DATA EXTRACT

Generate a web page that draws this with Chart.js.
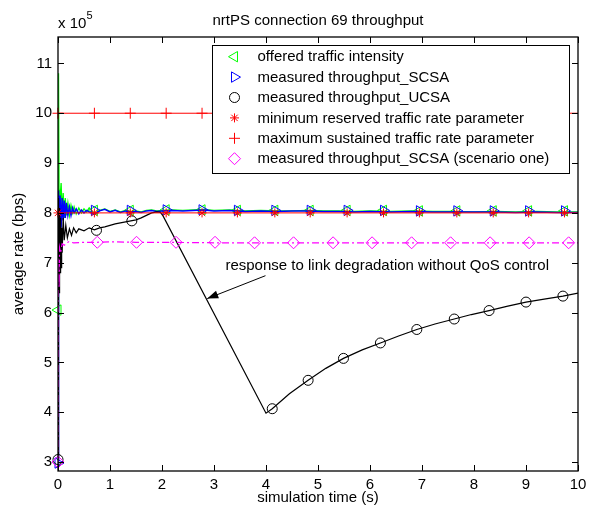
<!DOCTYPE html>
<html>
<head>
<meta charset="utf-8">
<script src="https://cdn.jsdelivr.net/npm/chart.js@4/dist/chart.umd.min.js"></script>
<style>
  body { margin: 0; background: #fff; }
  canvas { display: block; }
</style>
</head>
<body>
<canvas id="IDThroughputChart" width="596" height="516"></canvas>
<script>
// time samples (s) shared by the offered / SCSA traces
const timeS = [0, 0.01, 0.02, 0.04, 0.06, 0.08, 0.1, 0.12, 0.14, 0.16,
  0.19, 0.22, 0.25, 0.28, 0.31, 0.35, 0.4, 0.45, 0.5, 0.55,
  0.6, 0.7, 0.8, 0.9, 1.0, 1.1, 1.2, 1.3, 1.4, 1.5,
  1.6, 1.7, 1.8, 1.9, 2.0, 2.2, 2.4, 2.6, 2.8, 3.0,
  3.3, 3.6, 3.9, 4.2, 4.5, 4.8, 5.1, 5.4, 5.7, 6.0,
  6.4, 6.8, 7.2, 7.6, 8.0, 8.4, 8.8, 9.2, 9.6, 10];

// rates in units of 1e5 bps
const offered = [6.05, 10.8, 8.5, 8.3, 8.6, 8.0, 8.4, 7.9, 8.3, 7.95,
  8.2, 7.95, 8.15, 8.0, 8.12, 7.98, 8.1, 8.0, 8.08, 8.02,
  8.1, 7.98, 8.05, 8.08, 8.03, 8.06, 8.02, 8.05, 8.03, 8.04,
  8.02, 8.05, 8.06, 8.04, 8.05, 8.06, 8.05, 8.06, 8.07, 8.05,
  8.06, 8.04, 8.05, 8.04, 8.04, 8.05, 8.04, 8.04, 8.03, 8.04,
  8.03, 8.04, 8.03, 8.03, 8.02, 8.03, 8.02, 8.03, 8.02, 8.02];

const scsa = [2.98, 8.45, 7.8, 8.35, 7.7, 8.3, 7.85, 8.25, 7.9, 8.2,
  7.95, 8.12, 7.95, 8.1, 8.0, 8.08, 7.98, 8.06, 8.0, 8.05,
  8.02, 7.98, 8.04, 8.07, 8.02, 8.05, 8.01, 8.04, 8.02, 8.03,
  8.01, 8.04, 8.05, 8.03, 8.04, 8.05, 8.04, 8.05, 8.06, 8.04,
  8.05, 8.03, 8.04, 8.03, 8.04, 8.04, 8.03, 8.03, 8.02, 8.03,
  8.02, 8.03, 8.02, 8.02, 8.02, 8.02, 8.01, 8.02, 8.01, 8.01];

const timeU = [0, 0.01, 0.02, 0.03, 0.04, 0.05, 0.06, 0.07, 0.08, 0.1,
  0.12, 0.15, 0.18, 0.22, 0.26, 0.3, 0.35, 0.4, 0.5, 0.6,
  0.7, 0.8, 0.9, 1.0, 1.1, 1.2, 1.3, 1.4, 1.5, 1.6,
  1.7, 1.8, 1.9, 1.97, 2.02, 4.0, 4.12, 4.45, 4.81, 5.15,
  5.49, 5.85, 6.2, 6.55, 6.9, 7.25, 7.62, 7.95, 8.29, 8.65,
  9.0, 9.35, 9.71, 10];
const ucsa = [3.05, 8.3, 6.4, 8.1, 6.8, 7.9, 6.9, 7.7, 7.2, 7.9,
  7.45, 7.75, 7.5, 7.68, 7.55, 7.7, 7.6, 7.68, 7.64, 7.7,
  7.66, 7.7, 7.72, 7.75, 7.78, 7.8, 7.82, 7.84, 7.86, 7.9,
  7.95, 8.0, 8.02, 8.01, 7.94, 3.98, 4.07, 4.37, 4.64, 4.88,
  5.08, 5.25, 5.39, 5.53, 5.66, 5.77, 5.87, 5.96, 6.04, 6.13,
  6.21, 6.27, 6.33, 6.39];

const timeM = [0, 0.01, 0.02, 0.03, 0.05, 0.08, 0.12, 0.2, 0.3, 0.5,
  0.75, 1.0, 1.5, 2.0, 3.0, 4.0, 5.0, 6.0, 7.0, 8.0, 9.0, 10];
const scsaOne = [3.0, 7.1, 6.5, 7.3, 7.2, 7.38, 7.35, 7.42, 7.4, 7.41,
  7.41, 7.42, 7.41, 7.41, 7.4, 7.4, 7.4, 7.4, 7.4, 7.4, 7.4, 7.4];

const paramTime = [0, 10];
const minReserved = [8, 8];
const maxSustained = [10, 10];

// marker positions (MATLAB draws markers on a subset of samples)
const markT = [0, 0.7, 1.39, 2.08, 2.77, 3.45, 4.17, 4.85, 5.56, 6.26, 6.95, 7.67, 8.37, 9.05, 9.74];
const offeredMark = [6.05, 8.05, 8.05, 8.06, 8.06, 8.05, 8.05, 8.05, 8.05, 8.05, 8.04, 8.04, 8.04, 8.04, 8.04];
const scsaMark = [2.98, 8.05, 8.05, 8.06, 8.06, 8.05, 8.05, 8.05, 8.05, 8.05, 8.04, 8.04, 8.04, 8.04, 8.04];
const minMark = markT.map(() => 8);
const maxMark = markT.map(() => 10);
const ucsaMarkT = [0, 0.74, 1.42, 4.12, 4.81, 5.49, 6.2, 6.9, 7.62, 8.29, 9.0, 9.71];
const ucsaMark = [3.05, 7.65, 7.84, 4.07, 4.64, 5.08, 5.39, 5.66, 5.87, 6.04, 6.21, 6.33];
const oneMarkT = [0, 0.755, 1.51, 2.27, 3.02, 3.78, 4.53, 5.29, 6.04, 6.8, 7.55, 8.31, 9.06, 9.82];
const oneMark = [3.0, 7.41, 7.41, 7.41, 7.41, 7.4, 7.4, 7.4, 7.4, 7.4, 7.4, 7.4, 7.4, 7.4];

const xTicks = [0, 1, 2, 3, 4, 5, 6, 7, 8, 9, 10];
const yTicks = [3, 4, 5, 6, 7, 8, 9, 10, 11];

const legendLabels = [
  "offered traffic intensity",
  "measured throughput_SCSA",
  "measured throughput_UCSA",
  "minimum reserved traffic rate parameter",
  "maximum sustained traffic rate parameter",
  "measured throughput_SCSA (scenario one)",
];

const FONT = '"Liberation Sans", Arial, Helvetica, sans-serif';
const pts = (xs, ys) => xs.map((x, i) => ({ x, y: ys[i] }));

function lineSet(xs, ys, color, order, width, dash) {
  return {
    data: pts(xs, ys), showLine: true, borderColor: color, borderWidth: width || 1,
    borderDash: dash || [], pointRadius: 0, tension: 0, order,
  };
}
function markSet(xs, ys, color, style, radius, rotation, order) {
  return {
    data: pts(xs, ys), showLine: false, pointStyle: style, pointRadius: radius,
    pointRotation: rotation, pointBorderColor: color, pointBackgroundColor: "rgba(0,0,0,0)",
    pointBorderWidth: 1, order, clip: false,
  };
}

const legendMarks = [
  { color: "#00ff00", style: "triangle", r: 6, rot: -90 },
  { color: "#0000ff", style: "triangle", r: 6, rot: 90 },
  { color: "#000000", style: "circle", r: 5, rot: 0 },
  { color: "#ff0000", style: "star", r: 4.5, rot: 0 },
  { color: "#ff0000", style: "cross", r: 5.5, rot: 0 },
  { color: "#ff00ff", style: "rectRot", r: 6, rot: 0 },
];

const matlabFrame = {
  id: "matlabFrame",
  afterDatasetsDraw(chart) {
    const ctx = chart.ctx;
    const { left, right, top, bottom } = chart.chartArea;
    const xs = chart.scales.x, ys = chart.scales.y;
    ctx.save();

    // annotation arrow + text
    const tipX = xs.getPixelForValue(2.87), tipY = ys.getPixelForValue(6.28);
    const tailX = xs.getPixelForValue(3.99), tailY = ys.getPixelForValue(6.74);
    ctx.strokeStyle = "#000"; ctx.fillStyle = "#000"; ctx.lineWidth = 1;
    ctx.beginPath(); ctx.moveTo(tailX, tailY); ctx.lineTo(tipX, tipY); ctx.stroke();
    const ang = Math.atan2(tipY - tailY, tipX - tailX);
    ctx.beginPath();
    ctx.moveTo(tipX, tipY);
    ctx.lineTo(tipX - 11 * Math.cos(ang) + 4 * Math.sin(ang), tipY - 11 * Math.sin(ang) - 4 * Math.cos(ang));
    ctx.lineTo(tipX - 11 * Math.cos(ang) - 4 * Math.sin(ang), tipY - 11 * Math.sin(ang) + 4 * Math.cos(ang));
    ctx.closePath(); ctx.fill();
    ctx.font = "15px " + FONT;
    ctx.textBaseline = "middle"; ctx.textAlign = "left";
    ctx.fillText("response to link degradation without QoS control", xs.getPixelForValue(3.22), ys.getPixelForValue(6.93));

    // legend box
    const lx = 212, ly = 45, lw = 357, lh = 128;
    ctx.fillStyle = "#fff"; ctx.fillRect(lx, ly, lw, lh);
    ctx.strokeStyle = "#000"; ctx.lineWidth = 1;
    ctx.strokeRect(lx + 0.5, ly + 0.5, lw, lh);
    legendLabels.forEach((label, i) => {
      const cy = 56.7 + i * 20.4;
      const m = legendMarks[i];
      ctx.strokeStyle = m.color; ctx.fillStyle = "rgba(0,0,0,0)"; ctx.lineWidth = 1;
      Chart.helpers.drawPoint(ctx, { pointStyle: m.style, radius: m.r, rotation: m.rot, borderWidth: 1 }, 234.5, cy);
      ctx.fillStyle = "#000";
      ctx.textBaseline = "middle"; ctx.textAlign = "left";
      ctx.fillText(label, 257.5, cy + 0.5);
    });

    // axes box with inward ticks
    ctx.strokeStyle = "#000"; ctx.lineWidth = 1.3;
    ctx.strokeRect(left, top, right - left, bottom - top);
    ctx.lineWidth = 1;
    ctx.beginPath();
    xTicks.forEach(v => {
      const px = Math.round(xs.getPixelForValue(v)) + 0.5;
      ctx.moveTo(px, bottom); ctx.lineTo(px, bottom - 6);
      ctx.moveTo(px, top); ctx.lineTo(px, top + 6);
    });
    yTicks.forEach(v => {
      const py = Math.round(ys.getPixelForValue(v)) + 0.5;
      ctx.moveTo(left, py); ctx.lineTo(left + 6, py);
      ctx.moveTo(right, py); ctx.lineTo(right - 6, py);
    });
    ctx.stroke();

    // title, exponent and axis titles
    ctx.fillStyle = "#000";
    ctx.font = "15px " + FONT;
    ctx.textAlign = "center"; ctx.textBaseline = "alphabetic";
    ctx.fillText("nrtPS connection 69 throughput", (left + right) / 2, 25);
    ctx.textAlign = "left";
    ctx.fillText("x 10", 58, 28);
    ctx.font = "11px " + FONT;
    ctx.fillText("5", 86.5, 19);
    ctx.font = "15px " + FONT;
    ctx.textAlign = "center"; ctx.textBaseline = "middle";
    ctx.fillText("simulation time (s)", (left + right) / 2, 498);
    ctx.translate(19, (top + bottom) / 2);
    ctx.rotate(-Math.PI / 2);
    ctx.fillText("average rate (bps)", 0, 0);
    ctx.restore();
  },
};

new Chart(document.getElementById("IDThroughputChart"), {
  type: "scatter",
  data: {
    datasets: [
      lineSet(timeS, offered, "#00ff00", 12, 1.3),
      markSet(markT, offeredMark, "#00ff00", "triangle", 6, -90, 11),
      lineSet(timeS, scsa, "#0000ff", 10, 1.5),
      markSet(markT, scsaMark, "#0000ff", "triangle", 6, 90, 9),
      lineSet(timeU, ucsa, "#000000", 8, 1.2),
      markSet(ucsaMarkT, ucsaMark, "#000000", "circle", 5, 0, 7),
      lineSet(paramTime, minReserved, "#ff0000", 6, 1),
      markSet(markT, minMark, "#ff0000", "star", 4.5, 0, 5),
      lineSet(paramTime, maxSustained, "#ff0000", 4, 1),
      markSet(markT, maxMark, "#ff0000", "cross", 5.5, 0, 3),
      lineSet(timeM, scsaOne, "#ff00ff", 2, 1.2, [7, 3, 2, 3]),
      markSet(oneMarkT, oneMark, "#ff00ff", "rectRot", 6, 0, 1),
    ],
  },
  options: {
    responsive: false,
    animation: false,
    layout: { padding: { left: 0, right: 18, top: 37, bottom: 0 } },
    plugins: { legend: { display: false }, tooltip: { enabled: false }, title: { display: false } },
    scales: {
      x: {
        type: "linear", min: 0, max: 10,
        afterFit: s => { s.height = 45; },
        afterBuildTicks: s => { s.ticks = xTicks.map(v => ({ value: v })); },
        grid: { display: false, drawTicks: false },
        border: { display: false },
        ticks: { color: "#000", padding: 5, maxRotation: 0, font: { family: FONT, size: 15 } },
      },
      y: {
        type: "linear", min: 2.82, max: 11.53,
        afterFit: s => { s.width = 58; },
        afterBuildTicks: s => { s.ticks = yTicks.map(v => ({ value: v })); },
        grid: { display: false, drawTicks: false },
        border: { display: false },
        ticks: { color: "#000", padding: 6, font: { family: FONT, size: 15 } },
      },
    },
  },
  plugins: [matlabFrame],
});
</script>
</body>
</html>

TASK TO CARRY OUT
Print the data above verbatim from the first line through the line holding "6.4, 6.8, 7.2, 7.6, 8.0, 8.4, 8.8, 9.2, 9.6, 10];", leaving every picture out.

EXERCISE SOLUTION
Generate a web page that draws this with Chart.js.
<!DOCTYPE html>
<html>
<head>
<meta charset="utf-8">
<script src="https://cdn.jsdelivr.net/npm/chart.js@4/dist/chart.umd.min.js"></script>
<style>
  body { margin: 0; background: #fff; }
  canvas { display: block; }
</style>
</head>
<body>
<canvas id="IDThroughputChart" width="596" height="516"></canvas>
<script>
// time samples (s) shared by the offered / SCSA traces
const timeS = [0, 0.01, 0.02, 0.04, 0.06, 0.08, 0.1, 0.12, 0.14, 0.16,
  0.19, 0.22, 0.25, 0.28, 0.31, 0.35, 0.4, 0.45, 0.5, 0.55,
  0.6, 0.7, 0.8, 0.9, 1.0, 1.1, 1.2, 1.3, 1.4, 1.5,
  1.6, 1.7, 1.8, 1.9, 2.0, 2.2, 2.4, 2.6, 2.8, 3.0,
  3.3, 3.6, 3.9, 4.2, 4.5, 4.8, 5.1, 5.4, 5.7, 6.0,
  6.4, 6.8, 7.2, 7.6, 8.0, 8.4, 8.8, 9.2, 9.6, 10];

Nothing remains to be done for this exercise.